SpaceX at $1.8 Trillion: What Does a Rocket Company Have to Do With Robotics?
More than you'd think, actually. Musk's IPO filing has some interesting implications for industrial automation.
画像クレジット: Image via source article. Used under fair use for news commentary. · source
Why should anyone reading a robotics publication care about SpaceX going public?
I'll be honest, my first reaction was to skip right past this story. Rockets aren't my beat. But then I started thinking about the supply chains, the manufacturing, and the fact that SpaceX runs one of the most automated production facilities in the country. So here we are.
The numbers first. Bloomberg reports SpaceX is targeting at least $1.8 trillion for its IPO, down from earlier whispers of $2 trillion plus. That's still an absurd figure for a company that, according to The Verge, lost nearly $5 billion last year. The Verge piece doesn't mince words, calling it "a threat" and suggesting retail investors will end up as "bagholders." Strong stuff.
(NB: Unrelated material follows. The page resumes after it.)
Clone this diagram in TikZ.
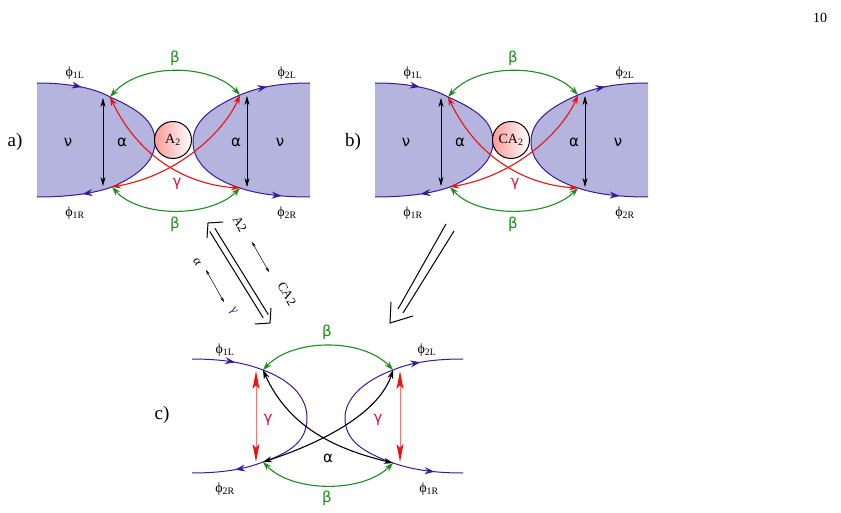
\documentclass[tikz,border=0pt]{standalone}
\usepackage{fontspec}
\setmainfont{Liberation Serif}
\newfontfamily\gk{DejaVu Sans}
\usetikzlibrary{arrows.meta,decorations.markings,calc}
\definecolor{lob}{HTML}{3A1A9A}
\definecolor{lobfill}{HTML}{B4B4DE}
\definecolor{grn}{HTML}{1E8C1E}
\definecolor{rd}{HTML}{EE1111}
\definecolor{gam}{HTML}{DD1144}
\tikzset{
  edge/.style={lob,line width=1pt},
  fw/.style={edge,postaction={decorate},decoration={markings,mark=at position 0.6 with {\arrow{Stealth[length=10pt,width=7pt]}}}},
  bw/.style={edge,postaction={decorate},decoration={markings,mark=at position 0.6 with {\arrowreversed{Stealth[length=10pt,width=7pt]}}}},
  dbl/.style={{Stealth[length=9pt,width=6pt]}-{Stealth[length=9pt,width=6pt]},line width=1.1pt},
  lab/.style={font=\fontsize{14}{14}\selectfont},
  rlab/.style={font=\fontsize{13}{13}\selectfont,inner sep=0pt,rotate=-60},
  glab/.style={font=\gk\fontsize{15}{15}\selectfont},
  thinarr/.style={{Stealth[length=9pt,width=5pt]}-{Stealth[length=9pt,width=5pt]},line width=0.6pt},
  small/.style={{Stealth[length=5pt,width=3pt]}-{Stealth[length=5pt,width=3pt]},line width=0.5pt},
  big/.style={line width=1pt},
}
\newcommand{\lobes}[1]{%
  \path[#1] (37,83) .. controls (75,83) and (98,90) .. (110,97)
    .. controls (145,112) and (155,125) .. (155,142)
    .. controls (155,160) and (140,175) .. (112,187)
    .. controls (98,192) and (75,197) .. (37,197) -- cycle;
  \path[#1] (310,83) .. controls (272,83) and (252,90) .. (240,95)
    .. controls (205,110) and (193,125) .. (193,142)
    .. controls (193,160) and (208,178) .. (240,188)
    .. controls (252,192) and (272,197) .. (310,197) -- cycle;
  \draw[edge] (110,97) .. controls (145,112) and (155,125) .. (155,142)
    .. controls (155,160) and (140,175) .. (112,187);
  \draw[edge] (240,95) .. controls (205,110) and (193,125) .. (193,142)
    .. controls (193,160) and (208,178) .. (240,188);
  \draw[fw] (37,83) .. controls (75,83) and (98,90) .. (110,97);
  \draw[bw] (37,197) .. controls (75,197) and (98,192) .. (112,187);
  \draw[bw] (310,83) .. controls (272,83) and (252,90) .. (240,95);
  \draw[fw] (240,188) .. controls (252,192) and (272,197) .. (310,197);
}
\newcommand{\panel}[3]{%
  \begin{scope}[xshift=#1]
  \lobes{fill=lobfill}
  \coordinate (tl) at (110,97); \coordinate (bl) at (112,187);
  \coordinate (tr) at (240,95); \coordinate (br) at (240,188);
  \draw[dbl,grn] (tl) .. controls (140,63) and (210,63) .. (tr);
  \draw[dbl,grn] (bl) .. controls (140,218) and (210,218) .. (br);
  \draw[dbl,rd] (tl) .. controls (140,160) and (190,185) .. (br);
  \draw[dbl,rd] (bl) .. controls (180,175) and (225,130) .. (tr);
  \draw[left color=red!40,right color=white,line width=1pt] (173,140) circle[radius=18.5pt];
  \node[lab] (c) at (173,140) {#2};
  \draw[thinarr] (103,98) -- (103,186);
  \draw[thinarr] (247,96) -- (247,187);
  \node[glab] at (68,142) {ν}; \node[glab] at (280,142) {ν};
  \node[glab] at (122,142) {α}; \node[glab] at (236,142) {α};
  \node[glab,grn] at (175,58) {β}; \node[glab,grn] at (175,224) {β};
  \node[glab,gam] at (177,184) {γ};
  \node[lab] at (75,73) {ϕ\textsubscript{1L}}; \node[lab] at (75,213) {ϕ\textsubscript{1R}};
  \node[lab] at (287,73) {ϕ\textsubscript{2L}}; \node[lab] at (287,213) {ϕ\textsubscript{2R}};
  \node[font=\fontsize{19}{19}\selectfont] at (15,142) {#3};
  \end{scope}}
\begin{document}
\begin{tikzpicture}[x=1pt,y=-1pt]
\useasboundingbox (0,0) rectangle (841,513);
\node[lab] at (820,18) {10};
\panel{0pt}{A\textsubscript{2}}{a)}
\panel{338pt}{CA\textsubscript{2}}{b)}
% panel c
\coordinate (ctl) at (263,370); \coordinate (cbl) at (263,462);
\coordinate (ctr) at (393,370); \coordinate (cbr) at (393,463);
\draw[edge] (ctl) .. controls (295,382) and (307,400) .. (307,418)
  .. controls (307,440) and (292,452) .. (cbl);
\draw[edge] (ctr) .. controls (361,382) and (345,400) .. (345,418)
  .. controls (345,440) and (362,452) .. (cbr);
\draw[fw] (192,359) .. controls (230,359) and (250,365) .. (ctl);
\draw[bw] (192,473) .. controls (230,473) and (250,467) .. (cbl);
\draw[bw] (463,359) .. controls (425,359) and (405,365) .. (ctr);
\draw[fw] (cbr) .. controls (405,467) and (425,473) .. (463,473);
\draw[dbl,grn] (ctl) .. controls (293,338) and (363,338) .. (ctr);
\draw[dbl,grn] (cbl) .. controls (293,493) and (363,493) .. (cbr);
\draw[dbl] (ctl) .. controls (290,430) and (340,450) .. (cbr);
\draw[dbl] (cbl) .. controls (330,440) and (380,410) .. (ctr);
\draw[rd!45!pink,line width=0.7pt] (256,380) -- (256,455);
\fill[rd] (256,371) -- (252.5,389) -- (256,385) -- (259.5,389) -- cycle;
\fill[rd] (256,462) -- (252.5,444) -- (256,448) -- (259.5,444) -- cycle;
\draw[rd!45!pink,line width=0.7pt] (400,380) -- (400,455);
\fill[rd] (400,371) -- (396.5,389) -- (400,385) -- (403.5,389) -- cycle;
\fill[rd] (400,462) -- (396.5,444) -- (400,448) -- (403.5,444) -- cycle;
\node[glab,gam] at (268,420) {γ}; \node[glab,gam] at (378,420) {γ};
\node[glab] at (328,458) {α};
\node[glab,grn] at (327,332) {β}; \node[glab,grn] at (327,498) {β};
\node[lab] at (225,350) {ϕ\textsubscript{1L}}; \node[lab] at (225,489) {ϕ\textsubscript{2R}};
\node[lab] at (427,350) {ϕ\textsubscript{2L}}; \node[lab] at (429,489) {ϕ\textsubscript{1R}};
\node[font=\fontsize{19}{19}\selectfont] at (162,415) {c)};
% left double arrow (both heads)
\draw[big] (214.8,228.2) -- (268.3,314.6);
\draw[big] (209.7,231.4) -- (263.2,317.8);
\draw[big] (223,222) -- (208,223) -- (207,238);
\draw[big] (255,324) -- (270,323) -- (271,308);
\node[rlab] at (240,224) {A2};
\node[rlab] at (287,294) {CA2};
\draw[small] (252,242) -- (269,272);
\node[rlab] at (197,262) {α};
\node[rlab,lob] at (233,311) {γ};
\draw[small] (206,270) -- (224,302);
% right double arrow
\draw[big] (446,224) -- (398,309);
\draw[big] (454,231) -- (403,313);
\draw[big] (391,302) -- (390,323) -- (413,316);
\end{tikzpicture}
\end{document}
But here's the thing. When I was at Kuka, we did some work (indirectly, through a supplier) on tooling that eventually found its way into aerospace applications. Not SpaceX specifically, but the same general ecosystem. What struck me then, and what strikes me now, is how much of the modern rocket business is really a robotics and automation story dressed up in spacesuits.
SpaceX's Hawthorne facility runs a remarkable amount of in-house automation. Friction stir welding robots. Automated inspection systems. The kind of stuff that, if you stripped away the rocket branding, would look right at home in any advanced manufacturing piece I've written. Musk has talked publicly about wanting to build rockets the way Toyota builds cars. Whether he's actually achieved that is, well, unclear. The company doesn't disclose detailed manufacturing metrics.